Alan Devlin

Personal information
- Full name: Alan Thomas Devlin
- Date of birth: 10 October 1953 (age 72)
- Place of birth: Edinburgh, Scotland
- Position: Forward

Youth career
- Tynecastle Boys Club

Senior career*
- Years: Team / Apps / (Gls)
- 1969–1972: Dundee United / 8 / (3)
- 1973–1974: Exeter City / 1 / (0)
- Broxburn Athletic
- Total:  / 9 / (3)

= Alan Devlin (footballer) =

Scottish footballer

Alan Thomas Devlin (born 10 October 1953) is a Scottish former footballer who played as a forward for Dundee United, Exeter City and Broxburn Athletic.

==Early life==
Devlin was born in Edinburgh on 10 October 1953. He played youth football for Tynecastle Boys Club.

==Career==
Devlin initially joined Dundee United as a schoolboy signing. He turned professional in October 1969 and became a regular in the reserve team, going on to make over fifty appearances at that level.
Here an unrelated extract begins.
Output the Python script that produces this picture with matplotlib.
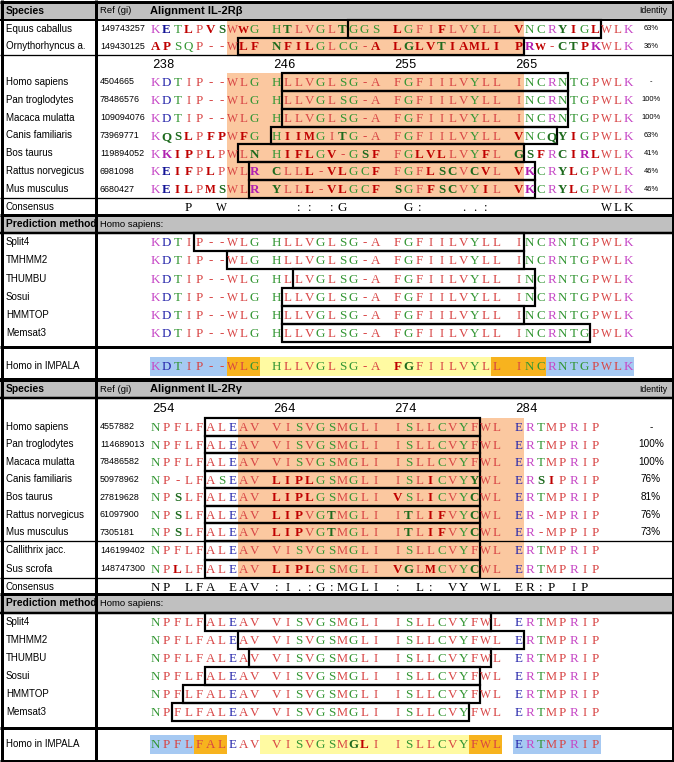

He made his first team debut as a substitute against Morton on 9 January 1971, scoring a goal in United's 3–2 defeat. He made his first starting appearance the following week, but was unable to establish himself as a first team regular, going on to score four goals in a total of twelve appearances. He accepted the offer of a free transfer in September 1972.

Devlin signed for Exeter City in November 1973, making one Football League appearance for the club. He later played junior football in Scotland for Broxburn Athletic.